**The exercise:** All lines from the beginning of the listing through the line with "var hoeTicks = [0, 20, 40, 60, 80, 100]" are to be copied word for word; the pictures are not.

**Supplied information:**
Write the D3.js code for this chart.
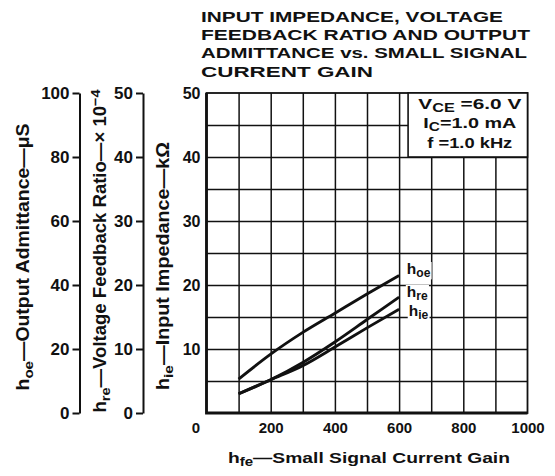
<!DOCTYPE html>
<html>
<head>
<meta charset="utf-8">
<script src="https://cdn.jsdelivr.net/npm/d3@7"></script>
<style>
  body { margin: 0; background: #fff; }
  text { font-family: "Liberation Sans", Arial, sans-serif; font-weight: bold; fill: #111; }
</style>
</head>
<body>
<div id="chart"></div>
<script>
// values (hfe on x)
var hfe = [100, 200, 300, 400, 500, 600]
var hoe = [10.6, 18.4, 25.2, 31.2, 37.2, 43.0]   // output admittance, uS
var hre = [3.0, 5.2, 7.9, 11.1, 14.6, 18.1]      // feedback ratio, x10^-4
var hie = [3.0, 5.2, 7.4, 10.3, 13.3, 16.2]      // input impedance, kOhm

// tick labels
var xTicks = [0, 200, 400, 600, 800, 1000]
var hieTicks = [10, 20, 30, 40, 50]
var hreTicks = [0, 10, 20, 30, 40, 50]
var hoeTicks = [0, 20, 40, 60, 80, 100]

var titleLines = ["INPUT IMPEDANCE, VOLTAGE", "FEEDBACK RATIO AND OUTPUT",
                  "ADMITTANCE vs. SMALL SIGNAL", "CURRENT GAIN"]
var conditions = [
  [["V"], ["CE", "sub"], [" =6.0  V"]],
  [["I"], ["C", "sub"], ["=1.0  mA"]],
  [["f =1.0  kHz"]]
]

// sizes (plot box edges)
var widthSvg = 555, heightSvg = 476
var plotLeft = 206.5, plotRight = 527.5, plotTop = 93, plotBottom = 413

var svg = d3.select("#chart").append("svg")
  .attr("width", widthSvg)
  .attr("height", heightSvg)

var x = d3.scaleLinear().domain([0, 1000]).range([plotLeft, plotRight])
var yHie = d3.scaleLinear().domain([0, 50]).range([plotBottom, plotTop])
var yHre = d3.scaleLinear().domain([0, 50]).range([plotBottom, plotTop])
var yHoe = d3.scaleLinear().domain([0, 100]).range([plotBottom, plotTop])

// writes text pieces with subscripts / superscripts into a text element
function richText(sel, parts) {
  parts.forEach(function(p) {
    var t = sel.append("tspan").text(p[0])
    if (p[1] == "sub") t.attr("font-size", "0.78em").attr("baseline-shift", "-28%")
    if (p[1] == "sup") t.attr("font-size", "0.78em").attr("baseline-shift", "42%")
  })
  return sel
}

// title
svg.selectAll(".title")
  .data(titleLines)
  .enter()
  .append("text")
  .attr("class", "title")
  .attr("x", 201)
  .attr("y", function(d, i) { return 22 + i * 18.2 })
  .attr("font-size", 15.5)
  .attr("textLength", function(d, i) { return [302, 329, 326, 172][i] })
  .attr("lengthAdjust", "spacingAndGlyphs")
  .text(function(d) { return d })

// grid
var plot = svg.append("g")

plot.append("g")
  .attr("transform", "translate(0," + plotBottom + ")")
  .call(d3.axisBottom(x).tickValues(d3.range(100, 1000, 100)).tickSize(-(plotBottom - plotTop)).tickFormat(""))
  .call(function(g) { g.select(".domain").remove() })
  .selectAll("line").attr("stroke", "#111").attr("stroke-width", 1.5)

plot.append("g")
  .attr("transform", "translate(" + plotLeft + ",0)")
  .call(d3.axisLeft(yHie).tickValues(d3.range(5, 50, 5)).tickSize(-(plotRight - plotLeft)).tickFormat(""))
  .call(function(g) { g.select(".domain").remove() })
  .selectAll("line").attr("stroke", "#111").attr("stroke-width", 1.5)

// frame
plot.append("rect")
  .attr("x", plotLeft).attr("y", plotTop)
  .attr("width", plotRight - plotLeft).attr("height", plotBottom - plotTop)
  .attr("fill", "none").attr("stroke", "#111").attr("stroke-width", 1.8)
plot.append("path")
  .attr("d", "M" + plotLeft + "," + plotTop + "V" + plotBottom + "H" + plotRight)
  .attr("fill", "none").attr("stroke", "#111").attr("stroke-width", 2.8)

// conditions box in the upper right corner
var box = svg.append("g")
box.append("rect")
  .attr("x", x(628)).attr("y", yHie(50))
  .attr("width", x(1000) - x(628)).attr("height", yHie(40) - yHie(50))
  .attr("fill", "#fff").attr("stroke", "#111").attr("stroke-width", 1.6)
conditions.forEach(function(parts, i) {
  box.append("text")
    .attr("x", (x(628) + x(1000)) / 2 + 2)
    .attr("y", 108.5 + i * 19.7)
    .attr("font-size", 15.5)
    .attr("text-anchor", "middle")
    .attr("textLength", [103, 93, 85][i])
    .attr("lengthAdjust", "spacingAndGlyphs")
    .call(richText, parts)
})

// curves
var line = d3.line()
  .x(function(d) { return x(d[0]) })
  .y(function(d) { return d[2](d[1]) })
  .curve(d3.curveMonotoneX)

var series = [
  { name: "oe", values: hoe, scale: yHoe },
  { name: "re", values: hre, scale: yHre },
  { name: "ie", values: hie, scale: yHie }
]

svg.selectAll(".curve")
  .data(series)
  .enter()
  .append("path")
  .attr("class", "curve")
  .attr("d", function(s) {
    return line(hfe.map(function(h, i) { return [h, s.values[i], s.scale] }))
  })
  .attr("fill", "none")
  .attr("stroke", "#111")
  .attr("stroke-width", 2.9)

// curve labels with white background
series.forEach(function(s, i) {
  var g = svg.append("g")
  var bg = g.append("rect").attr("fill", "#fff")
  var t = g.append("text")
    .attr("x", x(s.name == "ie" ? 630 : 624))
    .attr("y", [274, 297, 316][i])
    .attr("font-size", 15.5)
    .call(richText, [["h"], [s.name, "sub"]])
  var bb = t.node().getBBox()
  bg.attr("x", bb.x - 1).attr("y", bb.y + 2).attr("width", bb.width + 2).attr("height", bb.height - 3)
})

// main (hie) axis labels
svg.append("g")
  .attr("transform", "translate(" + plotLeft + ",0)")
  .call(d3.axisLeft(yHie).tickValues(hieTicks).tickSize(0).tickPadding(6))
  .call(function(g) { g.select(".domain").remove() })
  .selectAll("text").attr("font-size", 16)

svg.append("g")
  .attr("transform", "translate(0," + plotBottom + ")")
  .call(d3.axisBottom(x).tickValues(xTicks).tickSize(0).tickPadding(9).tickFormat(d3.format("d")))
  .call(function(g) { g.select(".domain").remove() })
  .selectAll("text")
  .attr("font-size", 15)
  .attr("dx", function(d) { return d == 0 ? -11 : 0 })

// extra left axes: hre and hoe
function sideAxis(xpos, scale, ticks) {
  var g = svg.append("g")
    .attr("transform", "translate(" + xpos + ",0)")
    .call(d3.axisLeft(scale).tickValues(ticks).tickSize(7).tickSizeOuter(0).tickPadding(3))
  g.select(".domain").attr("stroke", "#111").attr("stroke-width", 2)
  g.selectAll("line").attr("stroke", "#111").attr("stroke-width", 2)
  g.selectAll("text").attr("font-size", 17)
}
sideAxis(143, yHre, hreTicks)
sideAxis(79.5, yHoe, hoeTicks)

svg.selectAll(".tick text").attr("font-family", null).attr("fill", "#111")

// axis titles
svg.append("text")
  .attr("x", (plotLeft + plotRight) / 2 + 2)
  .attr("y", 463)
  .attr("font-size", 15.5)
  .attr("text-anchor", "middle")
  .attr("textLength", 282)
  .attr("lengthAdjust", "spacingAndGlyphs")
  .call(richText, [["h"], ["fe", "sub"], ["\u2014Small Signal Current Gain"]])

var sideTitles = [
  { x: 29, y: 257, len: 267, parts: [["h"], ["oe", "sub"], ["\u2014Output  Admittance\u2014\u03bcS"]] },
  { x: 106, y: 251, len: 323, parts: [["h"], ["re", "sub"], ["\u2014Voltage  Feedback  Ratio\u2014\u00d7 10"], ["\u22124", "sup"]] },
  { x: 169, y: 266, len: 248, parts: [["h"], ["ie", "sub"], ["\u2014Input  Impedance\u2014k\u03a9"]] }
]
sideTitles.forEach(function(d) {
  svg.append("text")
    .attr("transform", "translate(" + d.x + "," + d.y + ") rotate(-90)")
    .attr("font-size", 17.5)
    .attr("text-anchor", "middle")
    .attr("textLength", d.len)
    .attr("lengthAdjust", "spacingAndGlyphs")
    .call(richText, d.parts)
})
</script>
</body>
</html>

**Answer in full:**
Write the D3.js code for this chart.
<!DOCTYPE html>
<html>
<head>
<meta charset="utf-8">
<script src="https://cdn.jsdelivr.net/npm/d3@7"></script>
<style>
  body { margin: 0; background: #fff; }
  text { font-family: "Liberation Sans", Arial, sans-serif; font-weight: bold; fill: #111; }
</style>
</head>
<body>
<div id="chart"></div>
<script>
// values (hfe on x)
var hfe = [100, 200, 300, 400, 500, 600]
var hoe = [10.6, 18.4, 25.2, 31.2, 37.2, 43.0]   // output admittance, uS
var hre = [3.0, 5.2, 7.9, 11.1, 14.6, 18.1]      // feedback ratio, x10^-4
var hie = [3.0, 5.2, 7.4, 10.3, 13.3, 16.2]      // input impedance, kOhm

// tick labels
var xTicks = [0, 200, 400, 600, 800, 1000]
var hieTicks = [10, 20, 30, 40, 50]
var hreTicks = [0, 10, 20, 30, 40, 50]
var hoeTicks = [0, 20, 40, 60, 80, 100]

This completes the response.